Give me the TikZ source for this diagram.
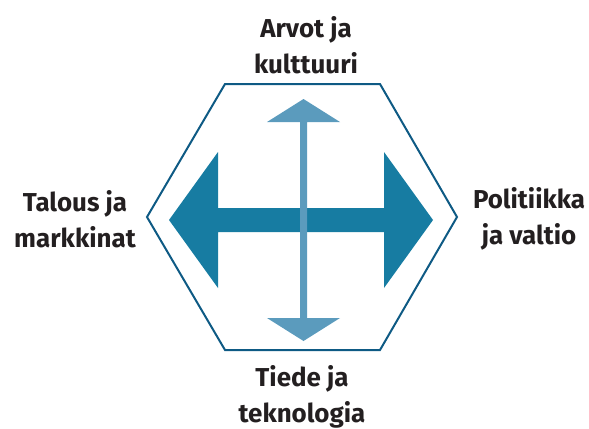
\documentclass[tikz,border=0pt]{standalone}
\usepackage{fontspec}
\setmainfont{Fira Sans}
\usepackage{tikz}
\definecolor{blue2}{HTML}{0e5a84}
\definecolor{blue4}{HTML}{177ca2}
\definecolor{blue6}{HTML}{5b9bbd}
\definecolor{ink}{HTML}{231f20}

\begin{document}
\begin{tikzpicture}[x=1bp, y=-1bp, align=center,
  lbl/.style={anchor=base, text=ink, font=\fontsize{26}{36}\selectfont\bfseries}]
\useasboundingbox (0,0) rectangle (589,428);
\draw[blue2, line width=2bp] (225,84) -- (380,84) -- (457,217) -- (380,350) -- (225,350) -- (147,217) -- cycle;
\fill[blue4] (169,220) -- (218,152) -- (218,208) -- (384,208) -- (384,152) -- (433,220)
  -- (384,288) -- (384,232) -- (218,232) -- (218,288) -- cycle;
\fill[blue6] (303.5,99) -- (340,122) -- (307,122) -- (307,318) -- (340,318) -- (303.5,341)
  -- (267,318) -- (300,318) -- (300,122) -- (267,122) -- cycle;
\node[lbl] (arvot) at (306,73) {Arvot ja\\kulttuuri};
\node[lbl] (talous) at (75,247) {Talous ja\\markkinat};
\node[lbl] (politiikka) at (529,244) {Politiikka\\ja valtio};
\node[lbl] (tiede) at (302,422) {Tiede ja\\teknologia};
\end{tikzpicture}
\end{document}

● ● ●

What this task involves — Output a faithful copy of the data, with each picture left out.

Solution for this exercise —
Give me the TikZ source for this diagram.
\documentclass[tikz,border=0pt]{standalone}
\usepackage{fontspec}
\setmainfont{Fira Sans}
\usepackage{tikz}
\definecolor{blue2}{HTML}{0e5a84}
\definecolor{blue4}{HTML}{177ca2}
\definecolor{blue6}{HTML}{5b9bbd}
\definecolor{ink}{HTML}{231f20}

\begin{document}
\begin{tikzpicture}[x=1bp, y=-1bp, align=center,
  lbl/.style={anchor=base, text=ink, font=\fontsize{26}{36}\selectfont\bfseries}]
\useasboundingbox (0,0) rectangle (589,428);
\draw[blue2, line width=2bp] (225,84) -- (380,84) -- (457,217) -- (380,350) -- (225,350) -- (147,217) -- cycle;
\fill[blue4] (169,220) -- (218,152) -- (218,208) -- (384,208) -- (384,152) -- (433,220)
  -- (384,288) -- (384,232) -- (218,232) -- (218,288) -- cycle;
\fill[blue6] (303.5,99) -- (340,122) -- (307,122) -- (307,318) -- (340,318) -- (303.5,341)
  -- (267,318) -- (300,318) -- (300,122) -- (267,122) -- cycle;
\node[lbl] (arvot) at (306,73) {Arvot ja\\kulttuuri};
\node[lbl] (talous) at (75,247) {Talous ja\\markkinat};
\node[lbl] (politiikka) at (529,244) {Politiikka\\ja valtio};
\node[lbl] (tiede) at (302,422) {Tiede ja\\teknologia};
\end{tikzpicture}
\end{document}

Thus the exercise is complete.